Der Weinhandel lag am Boden, die Einkommen der Winzer gingen stark zurück, während die Kosten der Betriebe unverändert blieben bzw. anstiegen. Die starke Verschuldung stellte eine existenzielle Bedrohung des Winzerstandes dar. Um auf ihre Not aufmerksam zu machen, demonstrierten sie in vielen Städten an der Mosel. Nach Demonstrationen in Bullay und Cochem wurde eine solche Versammlung am 25. Februar in Bernkastel-Kues einberufen. Gegen Nachmittag kamen Scharen von Winzern aus den moselabwärts gelegenen Ortschaften per pedes und per Schiff in Bernkastel an. Etwa 2000 Mann formierten sich zu einem Demonstrationszug. Auf mitgebrachten Schildern standen Aufschriften und Forderungen, die auf die Situation der Winzer Bezug nahmen, etwa:
„Die Weinsteuer ist Blutgeld von des Winzers Fleiß,
drum schafft sie hinaus aus dem Winzerkreis.

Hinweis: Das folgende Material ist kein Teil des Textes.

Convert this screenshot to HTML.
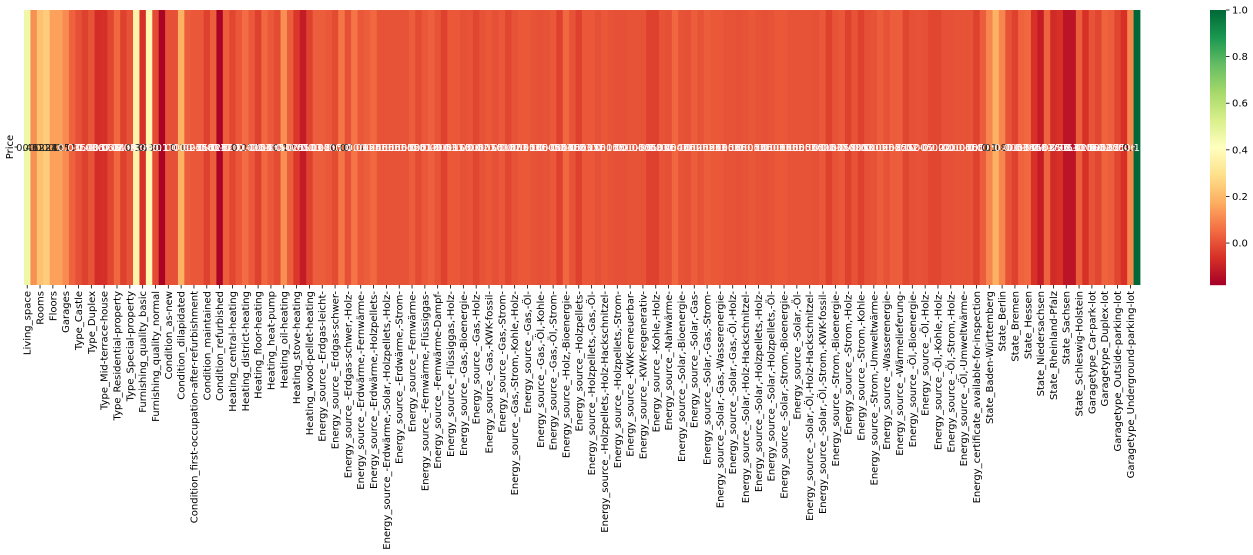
<!DOCTYPE html>
<html><head><meta charset="utf-8"><style>
html,body{margin:0;padding:0;background:#fff;}
svg{display:block;font-family:"DejaVu Sans","Liberation Sans",sans-serif;}
</style></head><body>
<svg id="chart" width="1253" height="555" viewBox="0 0 1253 555" xmlns="http://www.w3.org/2000/svg">
<g id="cells"></g>
<g id="annots"></g>
<g id="xticks"></g>
<g>
<line x1="14.5" y1="147" x2="18" y2="147" stroke="#000" stroke-width="0.8"/>
<text transform="translate(13,147) rotate(-90)" text-anchor="middle" font-size="10">Price</text>
</g>
<g id="cbar"></g>
</svg>
<script>
const labels=["Living_space","Rooms","Floors","Garages","Type_Castle","Type_Duplex","Type_Mid-terrace-house","Type_Residential-property","Type_Special-property","Furnishing_quality_basic","Furnishing_quality_normal","Condition_as-new","Condition_dilapidated","Condition_first-occupation-after-refurbishment","Condition_maintained","Condition_refurbished","Heating_central-heating","Heating_district-heating","Heating_floor-heating","Heating_heat-pump","Heating_oil-heating","Heating_stove-heating","Heating_wood-pellet-heating","Energy_source_-Erdgas-leicht-","Energy_source_-Erdgas-schwer-","Energy_source_-Erdgas-schwer,-Holz-","Energy_source_-Erdwärme,-Fernwärme-","Energy_source_-Erdwärme,-Holzpellets-","Energy_source_-Erdwärme,-Solar,-Holzpellets,-Holz-","Energy_source_-Erdwärme,-Strom-","Energy_source_-Fernwärme-","Energy_source_-Fernwärme,-Flüssiggas-","Energy_source_-Fernwärme-Dampf-","Energy_source_-Flüssiggas,-Holz-","Energy_source_-Gas,-Bioenergie-","Energy_source_-Gas,-Holz-","Energy_source_-Gas,-KWK-fossil-","Energy_source_-Gas,-Strom-","Energy_source_-Gas,-Strom,-Kohle,-Holz-","Energy_source_-Gas,-Öl-","Energy_source_-Gas,-Öl,-Kohle-","Energy_source_-Gas,-Öl,-Strom-","Energy_source_-Holz,-Bioenergie-","Energy_source_-Holzpellets-","Energy_source_-Holzpellets,-Gas,-Öl-","Energy_source_-Holzpellets,-Holz-Hackschnitzel-","Energy_source_-Holzpellets,-Strom-","Energy_source_-KWK-erneuerbar-","Energy_source_-KWK-regenerativ-","Energy_source_-Kohle,-Holz-","Energy_source_-Nahwärme-","Energy_source_-Solar,-Bioenergie-","Energy_source_-Solar,-Gas-","Energy_source_-Solar,-Gas,-Strom-","Energy_source_-Solar,-Gas,-Wasserenergie-","Energy_source_-Solar,-Gas,-Öl,-Holz-","Energy_source_-Solar,-Holz-Hackschnitzel-","Energy_source_-Solar,-Holzpellets,-Holz-","Energy_source_-Solar,-Holzpellets,-Öl-","Energy_source_-Solar,-Strom,-Bioenergie-","Energy_source_-Solar,-Öl-","Energy_source_-Solar,-Öl,-Holz-Hackschnitzel-","Energy_source_-Solar,-Öl,-Strom,-KWK-fossil-","Energy_source_-Strom,-Bioenergie-","Energy_source_-Strom,-Holz-","Energy_source_-Strom,-Kohle-","Energy_source_-Strom,-Umweltwärme-","Energy_source_-Wasserenergie-","Energy_source_-Wärmelieferung-","Energy_source_-Öl,-Bioenergie-","Energy_source_-Öl,-Holz-","Energy_source_-Öl,-Kohle,-Holz-","Energy_source_-Öl,-Strom,-Holz-","Energy_source_-Öl,-Umweltwärme-","Energy_certificate_available-for-inspection","State_Baden-Württemberg","State_Berlin","State_Bremen","State_Hessen","State_Niedersachsen","State_Rheinland-Pfalz","State_Sachsen","State_Schleswig-Holstein","Garagetype_Car-park-lot","Garagetype_Duplex-lot","Garagetype_Outside-parking-lot","Garagetype_Underground-parking-lot"];
const values=[0.46,0.12,0.22,0.245,0.15,0.15,0.11,0.035,0.0,-0.03,0.005,-0.07,-0.065,-0.02,0.045,-0.03,0.005,0.36,-0.065,0.38,-0.01,-0.17,0.0,0.0,0.18,0.025,0.015,0.015,-0.03,0.025,-0.17,0.025,-0.02,0.015,0.055,0.015,-0.03,0.045,0.015,-0.01,0.12,0.025,-0.05,-0.11,
-0.03,0.025,0.025,0.015,-0.01,0.07,0.0,0.07,0.015,0.025,0.045,0.005,0.005,0.005,0.005,0.005,0.025,-0.01,0.015,0.03,0.005,-0.03,0.015,0.015,0.0,0.005,-0.02,0.005,0.015,0.0,0.015,-0.02,0.005,0.015,0.015,0.005,0.0,0.005,0.015,-0.03,0.045,0.005,-0.03,
0.015,0.015,0.0,0.015,0.005,0.0,0.0,0.005,0.005,0.005,-0.03,-0.03,0.005,0.0,0.045,0.005,0.0,0.025,0.005,0.025,0.015,0.015,0.005,0.005,0.0,0.005,0.015,0.005,0.0,0.005,0.015,0.015,0.005,0.005,0.005,0.005,0.0,0.015,-0.03,0.005,0.015,-0.03,0.005,-0.03,
0.0,0.005,0.025,0.005,0.025,0.025,-0.02,0.0,0.005,0.0,-0.02,-0.02,0.0,0.0,0.005,0.005,0.005,-0.03,0.025,0.1,0.18,0.1,0.005,-0.03,0.035,0.045,-0.06,-0.11,0.035,-0.075,-0.06,-0.13,-0.13,0.025,-0.06,0.005,-0.02,0.035,0.025,-0.02,-0.06,0.1,1.0];
const cbTicks=[0.0,0.2,0.4,0.6,0.8,1.0];
const VMIN=-0.18, VMAX=1.0;
const X0=24, X1=1140, Y0=10, Y1=285;
const cw=(X1-X0)/values.length;
const stops=["#a50026","#d73027","#f46d43","#fdae61","#fee08b","#ffffbf","#d9ef8b","#a6d96a","#66bd63","#1a9850","#006837"];
function hx(h){return [1,3,5].map(i=>parseInt(h.substr(i,2),16));}
function cmap(v){let t=(v-VMIN)/(VMAX-VMIN);t=Math.max(0,Math.min(1,t))*10;let i=Math.min(9,Math.floor(t)),f=t-i;const a=hx(stops[i]),b=hx(stops[i+1]);const c=a.map((x,k)=>Math.round(x+(b[k]-x)*f));return {css:`rgb(${c[0]},${c[1]},${c[2]})`,lum:(0.299*c[0]+0.587*c[1]+0.114*c[2])/255};}
function xs(i){return X0+i*cw;}
function ys(v){return Y1-(v-VMIN)/(VMAX-VMIN)*(Y1-Y0);}
const NS="http://www.w3.org/2000/svg";
function mk(t,a,p){const e=document.createElementNS(NS,t);for(const k in a)e.setAttribute(k,a[k]);p.appendChild(e);return e;}
const cells=document.getElementById('cells'),annots=document.getElementById('annots'),xt=document.getElementById('xticks'),cb=document.getElementById('cbar');
function fmt(v){return Number(v.toPrecision(2)).toString();}
values.forEach((v,i)=>{
 const c=cmap(v);
 const r=mk('rect',{x:xs(i),y:Y0,width:cw+0.4,height:Y1-Y0,fill:c.css},cells);
 
 
 const t=mk('text',{x:xs(i)+cw/2,y:151,'text-anchor':'middle','font-size':'10',fill:c.lum>0.55?'#262626':'#ffffff'},annots);
 
 
 t.textContent=fmt(v);
});
labels.forEach((lab,k)=>{
 const x=xs(2*k)+cw/2;
 const l=mk('line',{x1:x,y1:Y1,x2:x,y2:Y1+3.5,stroke:'#000','stroke-width':0.8},xt);
 
 
 const t=mk('text',{transform:`translate(${x+3.5},${Y1+6}) rotate(-90)`,'text-anchor':'end','font-size':'10',fill:'#000'},xt);
 
 
 t.textContent=lab;
});
const CBX=1210,CBW=16;
for(let y=Y0;y<Y1;y+=1){const v=VMIN+(Y1-y-0.5)/(Y1-Y0)*(VMAX-VMIN);const r=mk('rect',{x:CBX,y:y,width:CBW,height:1.2,fill:cmap(v).css},cb);
 
 }
cbTicks.forEach(v=>{const y=ys(v);
 const l=mk('line',{x1:CBX+CBW,y1:y,x2:CBX+CBW+3.5,y2:y,stroke:'#000','stroke-width':0.8},cb);
 
 
 const t=mk('text',{x:CBX+CBW+6,y:y+3.5,'font-size':'10',fill:'#000'},cb);
 
 
 t.textContent=v.toFixed(1);});
</script>
</body></html>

Bis die Schraube abgebunden, ist der Winzer totgeschunden.
Kein Feuer, keine Kohle kann brennen so heiß,
wie die Not des Winzers trotz allem Schweiß.
Weinbau unsere Hoffnung. Hunger unser Los.
Erwacht ihr Winzer, zeigt euren Mann,
drum auf nach Bernkastel, wer nur von euch kann.
Gebt uns Handgranaten als Zahlungsmittel für's Finanzamt.
Nieder mit der Reichsweinsteuer, denn sie macht den Wein teuer.
Fort mit der Regierung an der Spree. sie ist des Winzers Not und Weh.
Ihr trinkt spanischen Wein, drum zieht auch von Spanien die Steuern ein.
Im Keller liegt der Wein, im Stall steht kein Schwein.
Michel geh in dich, Berlin besinn dich.
Dort wo die Zitronen blühn, setzet das Finanzamt hin.“*
*(Der Bezug auf Spanien erklärt sich mit der in einen Handelsvertrag beschlossenen begünstigten Einfuhr spanischen Weins)
Winzerzorn entfesselt
Das Ziel des Zuges wurde schnell klar: Das Finanzamt, das sich damals im Stadtteil Bernkastel befand, Ecke Schanzstraße/Schloßweg. Dort angekommen, eskalierte die Situation schnell. Fensterscheiben wurden eingeworfen, Steuerakten zerrissen, Tische, Stühle, Schreibmaschinen auf die Straße hinausgeworfen. Dann zog der Demonstrationsweg in die Burgstraße, um die dort gelegene Finanzkasse zu stürmen. Auch hier wurden Akten auf die Straße befördert und zerstreut. Ähnliche Behandlung wurde den Unterlagen des Zollamtes in der Bahnhofstraße in Kues zuteil.
Reaktionen
Die Obrigkeit reagierte, wie zu erwarten war: Schon am gleichen Abend trafen Polizeibeamte aus Trier zur Verstärkung an, bereits am nächsten Tag gab es die nächsten Verhaftungen. Dagegen aber protestierten die Einwohner Bernkastels und der Nachbargemeinden: mit einem gewissen Erfolg! Die Festgenommen wurden entlassen, das gerichtliche Verfahren nahm seinen Lauf.